VLADIVOSTOK, December 7. /TASS/. Russia’s Far East has many opportunities to develop gastronomy tourism. The region can surprise the most sophisticated gourmands from Russia and Europe with fresh fish and seafood, meat of wild animals and taiga delicacies.
The Far East has just started developing gastronomy tourism but experts believe that it has a great potential and can attract many travelers from other Russian regions and neighboring Asia-Pacific countries, mainly China, South Korea and Japan.
The Far-Eastern cuisine has absorbed the great variety of traditions of local and Siberian ethnic groups, as well as Russian, Ukrainian and Belarusian features. The Chinese, Japanese and Korean cuisines are also popular in the region.
"The Asian cuisine is well-known and loved in the Far East for decades. It long ago turned from something exotic to commonplace," said Natalia Ovcharenko, the acting head of the Far Eastern Federal University’s tourism department.
"We have hundreds of Asian restaurants and cafes in the Far East," she added.
"The region is mainly visited by tourists from the Asia-Pacific countries who prefer familiar cuisine even on vacation," a spokesman for the regional administration said, explaining the popularity of Asian cuisine.
The Asian cuisine is also adored by local residents who praise its variety and low costs. For instance, a lunch on the Sakhalin Island costs some 300 rubles ($5), and the average price for dinner is 1,200-1,500 rubles ($20-25).
"Korean dishes can be found at all festivities on the Sakhalin and Kuril islands," the regional tourism agency told TASS. "Foreign guests are always pleased with the variety of Asian dishes. We also have many Japanese restaurants with native with chefs from Japan."
The Primorye Region has many restaurants offering not only Korean and Japanese but also Chinse, pan-Asian, Indian and Vietnamese dishes.
"Gastronomy tourism in the Primorye Region has entered a new level and is becoming more and more popular," the local administration said. "Many tourists coming to the region praise the variety of delicacies and their affordability."

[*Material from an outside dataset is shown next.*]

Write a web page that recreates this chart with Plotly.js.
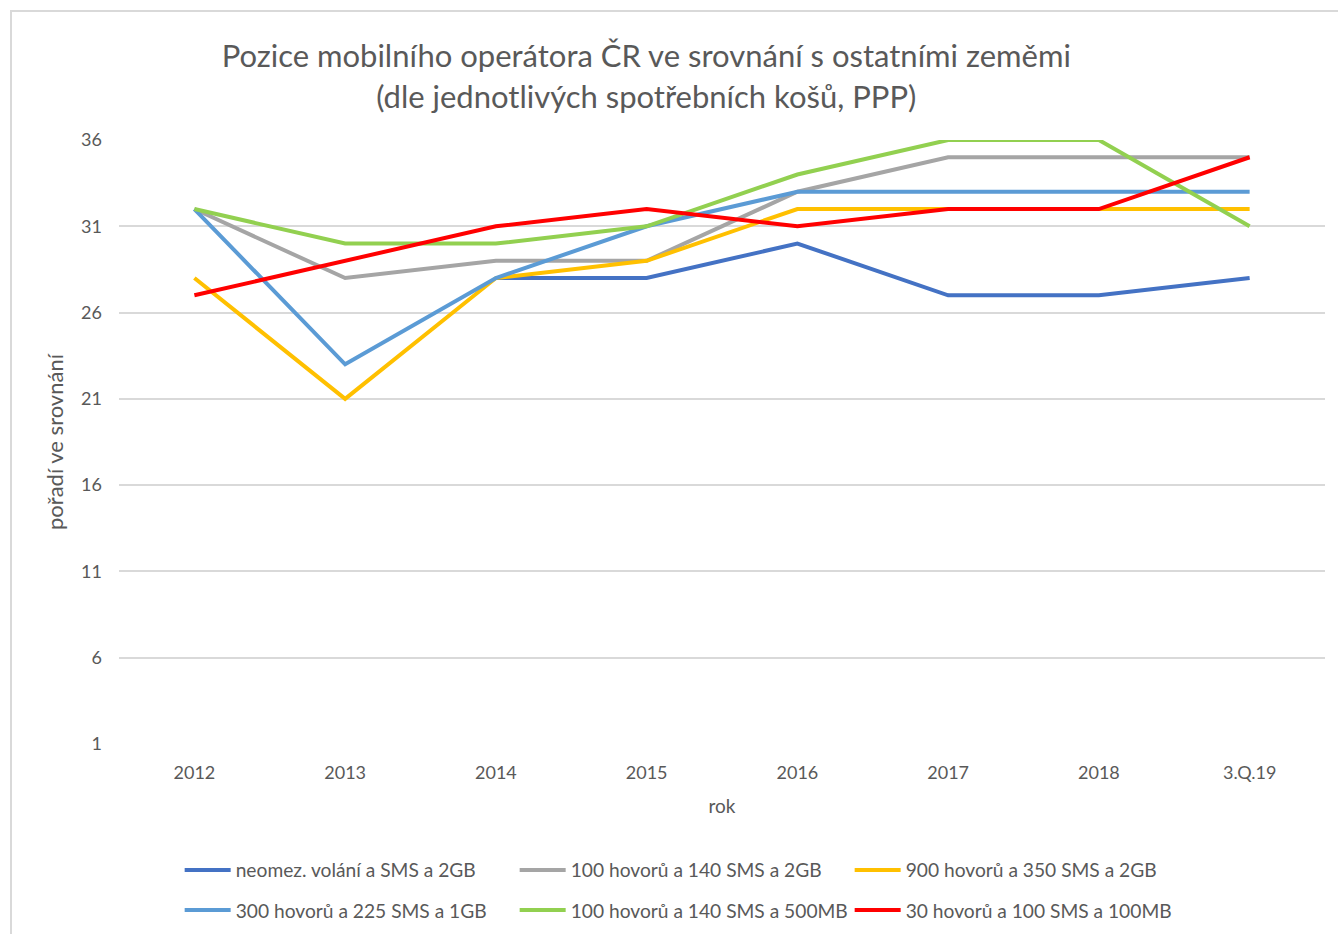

The average check in Chinese and Korean restaurants in Primorye is 300-500 rubles ($5-8.5). Japanese seafood dishes are more expensive.
However, authentic cuisine of Far-Eastern ethnic groups is what makes the region unique.
For instance, the Udege people offer spices made of garlic blossoms, salmon soup and dishes made of taiga herbs, meat of wild animals and river fish.
"The Yakut cuisine also deserves attention," Ovcharenko said, praising dishes made of elk, deer, horse and brown bear meat and salmon.
Tourists can taste these ethnic dishes mainly at folk festivals.
"Tourists are delighted with the Yakut cuisine. Chefs from Japan and Iceland come here for master-classes," said Yegor Makarov, owner of Yakut restaurant Muus Haia. "I think the gastronomy tourism has great prospects."
The neighboring Khabarovsk Region, home to eight small ethnic groups, is ready to surprise its guests not only with the exotic menu but also with fishing tours and trips to the Nanai village.
"A Nanai family wearing national costumes will welcome guests in the village of Sikachi-Alyan, a two-hour ride from Khabarovsk, and treat them with red caviar, steamed ferns, salted, dried and smoked fish," the regional tourism department said.
The Kamchatka peninsula’s most popular dishes are traditionally made of salmon. Local deer breeders will treat their guests with deer soup and other Even delicacies.